How many invoices can I issue per month?
No limit. The invoice number must just be unique within the financial year and consecutive (no gaps). Use a prefix like INV-FY25-26-NNNN to make sequence management easy.
Can I send a GST invoice digitally?
Yes. Email PDF is universally accepted. The invoice must have a digital signature (DSC) only if you're an e-invoicing-mandated business above the threshold. Below the threshold, an emailed PDF with the supplier's name + GSTIN is fully valid — no DSC required.
What happens if my customer doesn't pay?
Late payment doesn't affect your GST liability. You still owe the GST on the invoice in the month it was issued (since GST is on supply, not on payment). If the customer never pays, you can claim bad debt as a deduction for income tax purposes but the GST remains payable.
Do I need to keep paper copies?
No. Digital records are sufficient. CGST Rules require you to retain all invoices for 6 years from the end of the relevant financial year. Cloud storage is fine.

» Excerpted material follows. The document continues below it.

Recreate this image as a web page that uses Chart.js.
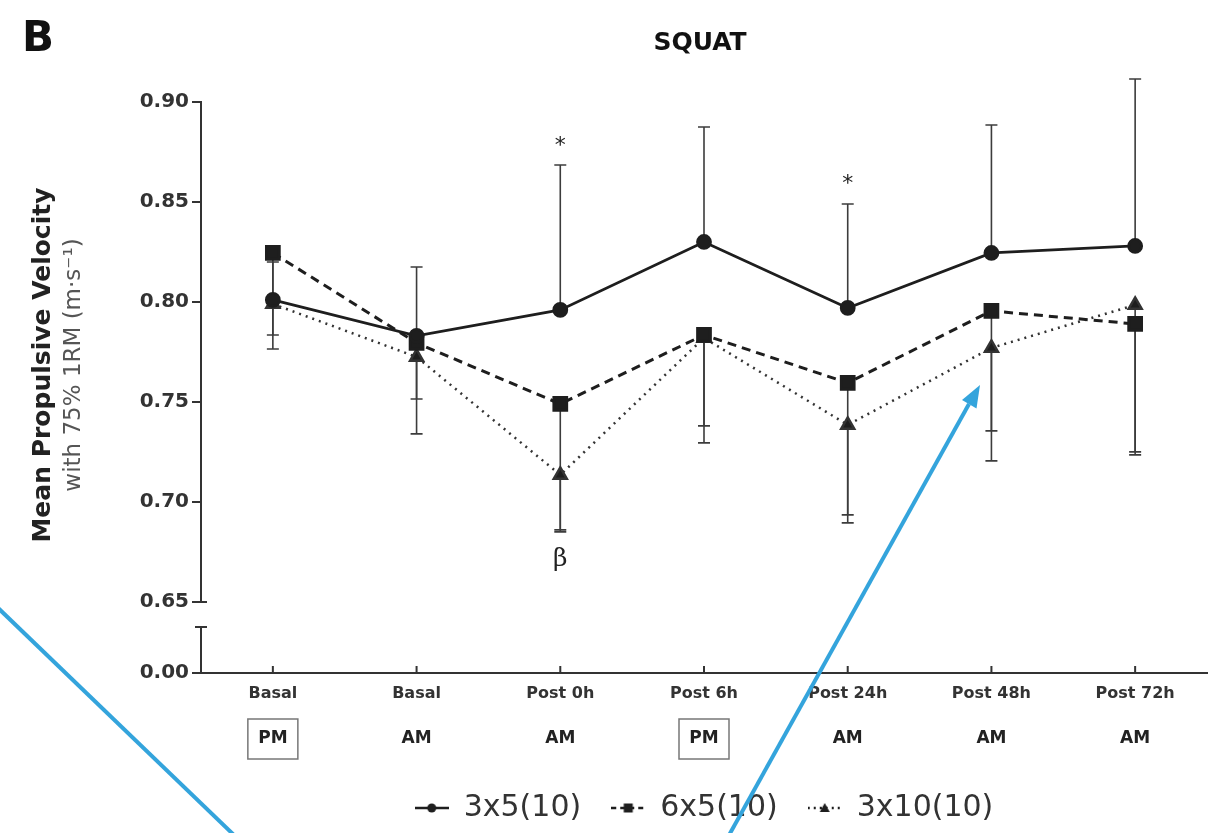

Make sure backups are reliable.
TL;DR
- GST invoice is the mandatory tax document under CGST Rule 46 for every GST-registered supply
- CGST + SGST for intra-state, IGST for inter-state — derived from buyer's GSTIN, not your CRM
- HSN/SAC code mandatory per line — 4 digits if turnover < ₹5cr, 6 digits if above
- 13 mandatory fields per Rule 46 — miss any and the invoice is non-compliant
- E-invoicing mandatory above ₹5 crore turnover; not required below
- Use our free GST Invoice Generator — auto CGST+SGST/IGST calc, HSN codes, multiple line items, print-to-PDF, no watermark, no signup
This is informational, not legal advice. For edge cases (RCM, export with LUT, composition scheme, sector-specific exemptions) consult your CA. The free generator handles the 95% case for normal B2B and B2C invoices — it's what most small businesses actually need.